FTC Cracks Down on Green Claims
The Federal Trade Commission (FTC) recently updated its Guides for the Use of Environmental Marketing Claims.
The “Green Guide” outlines the guidelines and requirements for companies and marketers making claims about their products’ environmental benefits.
This update by the FTC is an attempt to rein in the rampant “green washing” that is all too pervasive in the building materials industry and many others. As the interest in green building continues to increase so do the vague and questionable green claims by companies seeking to profit on this growing phenomenon. Green is generating a lot of green and the potential for growth in green building continues to show promise as the debate over climate change and other environmental planetary concerns mount.
Cellulose insulation has been the gold standard for green building for many years. It’s easy to meet the FTC rules, and make the claim for being green and environmentally friendly, with a product that is 82% recycled waste paper with a majority of it post consumer waste newsprint. The fact is, cellulose insulation diverts paper from landfills converting it into a highly efficient insulation material that saves energy, reduces green house gasses and sequesters carbon in the walls of buildings and homes for years and years. On top of that, it requires a fraction of the embodied energy required to produce other leading types of insulation like fiberglass and foam.
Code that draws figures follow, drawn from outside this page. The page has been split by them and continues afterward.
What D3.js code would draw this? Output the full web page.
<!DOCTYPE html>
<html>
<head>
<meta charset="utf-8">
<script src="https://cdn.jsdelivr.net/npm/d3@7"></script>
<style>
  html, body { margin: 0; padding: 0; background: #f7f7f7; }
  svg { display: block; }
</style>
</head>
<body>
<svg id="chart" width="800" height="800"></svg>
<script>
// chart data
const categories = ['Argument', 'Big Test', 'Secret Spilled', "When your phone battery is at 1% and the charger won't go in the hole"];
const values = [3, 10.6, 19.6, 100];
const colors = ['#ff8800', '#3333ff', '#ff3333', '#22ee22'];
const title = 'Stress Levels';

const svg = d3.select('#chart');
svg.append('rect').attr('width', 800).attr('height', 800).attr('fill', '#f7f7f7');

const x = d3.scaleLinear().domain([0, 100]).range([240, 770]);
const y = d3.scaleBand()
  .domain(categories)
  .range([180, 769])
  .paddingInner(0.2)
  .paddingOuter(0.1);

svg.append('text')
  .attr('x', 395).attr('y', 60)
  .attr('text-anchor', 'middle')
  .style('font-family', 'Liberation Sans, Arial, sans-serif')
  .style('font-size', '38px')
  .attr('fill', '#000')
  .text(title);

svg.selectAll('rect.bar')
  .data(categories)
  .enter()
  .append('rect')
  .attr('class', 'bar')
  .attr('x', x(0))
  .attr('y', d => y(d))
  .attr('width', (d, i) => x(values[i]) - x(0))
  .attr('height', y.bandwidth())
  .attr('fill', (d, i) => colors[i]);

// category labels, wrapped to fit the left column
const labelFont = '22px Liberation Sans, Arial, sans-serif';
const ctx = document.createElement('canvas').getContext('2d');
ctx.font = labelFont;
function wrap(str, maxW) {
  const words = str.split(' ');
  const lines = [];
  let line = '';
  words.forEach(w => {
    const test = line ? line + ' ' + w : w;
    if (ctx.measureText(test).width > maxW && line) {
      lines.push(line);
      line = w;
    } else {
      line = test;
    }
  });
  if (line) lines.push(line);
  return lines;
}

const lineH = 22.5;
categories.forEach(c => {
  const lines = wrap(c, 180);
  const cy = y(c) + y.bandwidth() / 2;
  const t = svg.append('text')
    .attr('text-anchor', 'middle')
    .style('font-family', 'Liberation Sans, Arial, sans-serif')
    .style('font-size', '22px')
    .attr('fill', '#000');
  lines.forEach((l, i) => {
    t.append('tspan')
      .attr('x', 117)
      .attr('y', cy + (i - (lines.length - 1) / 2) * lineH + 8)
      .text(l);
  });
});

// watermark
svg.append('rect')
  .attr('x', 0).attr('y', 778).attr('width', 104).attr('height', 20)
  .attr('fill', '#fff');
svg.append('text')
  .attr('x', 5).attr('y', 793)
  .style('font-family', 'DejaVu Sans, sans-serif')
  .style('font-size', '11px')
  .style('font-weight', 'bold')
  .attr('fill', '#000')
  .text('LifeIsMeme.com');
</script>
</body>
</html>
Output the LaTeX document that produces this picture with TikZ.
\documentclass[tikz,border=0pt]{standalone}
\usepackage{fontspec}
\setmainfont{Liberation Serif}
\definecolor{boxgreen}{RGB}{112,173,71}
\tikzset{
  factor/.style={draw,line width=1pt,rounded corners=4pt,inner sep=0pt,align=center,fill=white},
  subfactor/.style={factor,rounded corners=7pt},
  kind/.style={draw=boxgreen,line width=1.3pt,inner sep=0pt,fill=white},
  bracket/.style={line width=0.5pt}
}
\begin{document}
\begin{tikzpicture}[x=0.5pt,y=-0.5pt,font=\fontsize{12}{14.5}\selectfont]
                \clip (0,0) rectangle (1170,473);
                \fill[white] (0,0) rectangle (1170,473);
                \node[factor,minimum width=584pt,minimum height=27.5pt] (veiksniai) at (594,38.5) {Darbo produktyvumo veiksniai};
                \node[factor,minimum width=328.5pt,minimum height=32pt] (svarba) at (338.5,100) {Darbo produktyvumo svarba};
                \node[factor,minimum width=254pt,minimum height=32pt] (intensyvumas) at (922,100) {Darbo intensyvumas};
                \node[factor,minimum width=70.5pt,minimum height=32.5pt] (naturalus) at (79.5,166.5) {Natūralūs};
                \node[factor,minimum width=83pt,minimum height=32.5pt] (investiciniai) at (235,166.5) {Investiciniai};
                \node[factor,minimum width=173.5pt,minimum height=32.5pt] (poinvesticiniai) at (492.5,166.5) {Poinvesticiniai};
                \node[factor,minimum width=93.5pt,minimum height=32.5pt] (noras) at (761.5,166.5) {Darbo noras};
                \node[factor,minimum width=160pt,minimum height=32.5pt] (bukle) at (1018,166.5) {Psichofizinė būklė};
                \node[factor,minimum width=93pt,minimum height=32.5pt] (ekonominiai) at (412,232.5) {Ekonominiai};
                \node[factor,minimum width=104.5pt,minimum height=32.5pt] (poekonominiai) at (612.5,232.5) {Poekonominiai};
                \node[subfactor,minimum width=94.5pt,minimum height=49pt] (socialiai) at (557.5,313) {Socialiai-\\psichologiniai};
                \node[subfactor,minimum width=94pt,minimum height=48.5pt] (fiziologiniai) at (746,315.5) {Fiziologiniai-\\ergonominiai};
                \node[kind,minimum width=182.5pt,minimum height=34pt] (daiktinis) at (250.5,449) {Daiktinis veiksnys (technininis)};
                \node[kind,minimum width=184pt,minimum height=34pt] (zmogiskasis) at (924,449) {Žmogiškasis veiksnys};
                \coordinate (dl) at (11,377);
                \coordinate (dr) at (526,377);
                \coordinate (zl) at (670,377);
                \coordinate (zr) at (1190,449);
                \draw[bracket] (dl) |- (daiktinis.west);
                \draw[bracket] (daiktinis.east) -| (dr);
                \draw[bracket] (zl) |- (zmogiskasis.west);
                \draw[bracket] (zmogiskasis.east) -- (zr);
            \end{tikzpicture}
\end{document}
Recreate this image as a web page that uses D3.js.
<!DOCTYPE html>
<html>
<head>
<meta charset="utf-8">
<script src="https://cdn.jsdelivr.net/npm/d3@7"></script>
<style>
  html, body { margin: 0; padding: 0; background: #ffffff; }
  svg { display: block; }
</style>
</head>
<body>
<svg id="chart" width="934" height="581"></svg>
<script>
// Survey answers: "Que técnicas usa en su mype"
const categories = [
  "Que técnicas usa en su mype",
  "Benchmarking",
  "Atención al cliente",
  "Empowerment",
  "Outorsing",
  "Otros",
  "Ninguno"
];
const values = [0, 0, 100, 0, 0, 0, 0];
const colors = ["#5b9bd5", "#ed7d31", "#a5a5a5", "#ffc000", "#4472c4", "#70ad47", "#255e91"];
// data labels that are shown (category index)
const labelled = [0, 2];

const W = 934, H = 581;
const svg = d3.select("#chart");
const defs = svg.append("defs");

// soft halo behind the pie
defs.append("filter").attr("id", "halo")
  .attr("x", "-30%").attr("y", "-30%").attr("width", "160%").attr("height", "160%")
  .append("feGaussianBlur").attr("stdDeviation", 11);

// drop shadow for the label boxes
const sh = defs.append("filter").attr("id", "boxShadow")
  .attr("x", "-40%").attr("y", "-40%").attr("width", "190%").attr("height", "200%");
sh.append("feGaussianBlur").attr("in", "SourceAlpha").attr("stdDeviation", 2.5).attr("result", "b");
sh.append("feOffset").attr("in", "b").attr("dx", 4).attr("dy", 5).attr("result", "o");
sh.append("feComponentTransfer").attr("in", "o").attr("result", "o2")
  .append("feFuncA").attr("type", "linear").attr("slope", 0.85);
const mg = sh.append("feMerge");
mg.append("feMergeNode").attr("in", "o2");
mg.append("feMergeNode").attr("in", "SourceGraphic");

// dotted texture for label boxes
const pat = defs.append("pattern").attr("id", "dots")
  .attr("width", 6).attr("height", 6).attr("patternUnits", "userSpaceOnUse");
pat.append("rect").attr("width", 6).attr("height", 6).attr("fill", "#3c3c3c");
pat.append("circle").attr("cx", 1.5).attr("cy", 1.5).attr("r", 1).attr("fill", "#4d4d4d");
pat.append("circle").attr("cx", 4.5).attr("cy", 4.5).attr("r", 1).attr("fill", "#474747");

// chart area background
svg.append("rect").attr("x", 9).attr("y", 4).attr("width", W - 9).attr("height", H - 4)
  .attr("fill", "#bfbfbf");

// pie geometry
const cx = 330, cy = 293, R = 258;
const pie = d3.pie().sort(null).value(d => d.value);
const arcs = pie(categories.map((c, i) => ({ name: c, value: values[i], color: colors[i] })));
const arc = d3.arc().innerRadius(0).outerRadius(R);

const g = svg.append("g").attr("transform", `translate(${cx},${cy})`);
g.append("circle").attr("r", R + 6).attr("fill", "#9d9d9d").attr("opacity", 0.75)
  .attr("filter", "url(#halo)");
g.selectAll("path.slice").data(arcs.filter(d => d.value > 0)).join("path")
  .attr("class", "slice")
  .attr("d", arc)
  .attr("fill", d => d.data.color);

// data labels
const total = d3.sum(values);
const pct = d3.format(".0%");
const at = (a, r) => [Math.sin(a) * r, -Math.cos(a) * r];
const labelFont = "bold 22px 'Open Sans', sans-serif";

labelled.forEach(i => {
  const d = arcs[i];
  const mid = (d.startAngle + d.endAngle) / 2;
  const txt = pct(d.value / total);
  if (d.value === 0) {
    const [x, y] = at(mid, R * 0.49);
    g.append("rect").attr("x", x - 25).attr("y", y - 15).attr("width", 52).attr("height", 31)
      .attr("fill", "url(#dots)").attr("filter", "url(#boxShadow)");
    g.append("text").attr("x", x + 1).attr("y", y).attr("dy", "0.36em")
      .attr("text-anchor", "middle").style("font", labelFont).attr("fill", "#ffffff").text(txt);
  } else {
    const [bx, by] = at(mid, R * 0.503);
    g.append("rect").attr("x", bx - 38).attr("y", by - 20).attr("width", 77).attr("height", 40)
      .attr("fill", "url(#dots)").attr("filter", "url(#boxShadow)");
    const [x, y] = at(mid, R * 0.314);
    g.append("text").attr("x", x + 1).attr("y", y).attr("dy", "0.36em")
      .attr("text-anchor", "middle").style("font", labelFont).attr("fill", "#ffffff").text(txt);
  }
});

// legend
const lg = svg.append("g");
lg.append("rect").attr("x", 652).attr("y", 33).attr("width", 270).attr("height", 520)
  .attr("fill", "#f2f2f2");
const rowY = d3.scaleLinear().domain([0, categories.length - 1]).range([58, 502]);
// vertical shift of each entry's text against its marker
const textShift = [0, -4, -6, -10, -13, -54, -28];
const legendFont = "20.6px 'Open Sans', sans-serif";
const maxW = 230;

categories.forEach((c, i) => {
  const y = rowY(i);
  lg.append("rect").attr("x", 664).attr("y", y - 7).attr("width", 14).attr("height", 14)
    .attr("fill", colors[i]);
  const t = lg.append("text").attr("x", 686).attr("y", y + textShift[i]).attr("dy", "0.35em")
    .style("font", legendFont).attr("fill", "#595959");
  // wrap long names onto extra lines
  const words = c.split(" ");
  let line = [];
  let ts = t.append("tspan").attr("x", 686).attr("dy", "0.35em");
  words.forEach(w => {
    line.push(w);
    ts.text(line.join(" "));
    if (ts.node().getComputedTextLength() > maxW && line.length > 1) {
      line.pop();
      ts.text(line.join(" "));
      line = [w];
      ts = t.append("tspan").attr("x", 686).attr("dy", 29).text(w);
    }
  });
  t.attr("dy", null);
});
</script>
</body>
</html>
Everyone should applaud the FTC’s efforts to keep green claims in product marketing truthful and accurate. Protecting the integrity of green product marketing is critical to ensuring confidence as consumers try to make purchase decision that embrace the benefits of true green products like cellulose insulation. Every bogus claim risks the possibility of diminishing that interest and desire. When people seek out green products in an attempt to make a difference for the environment it’s important that the information provided for such products is straight forward and easy to understand. The updated guidelines require just that.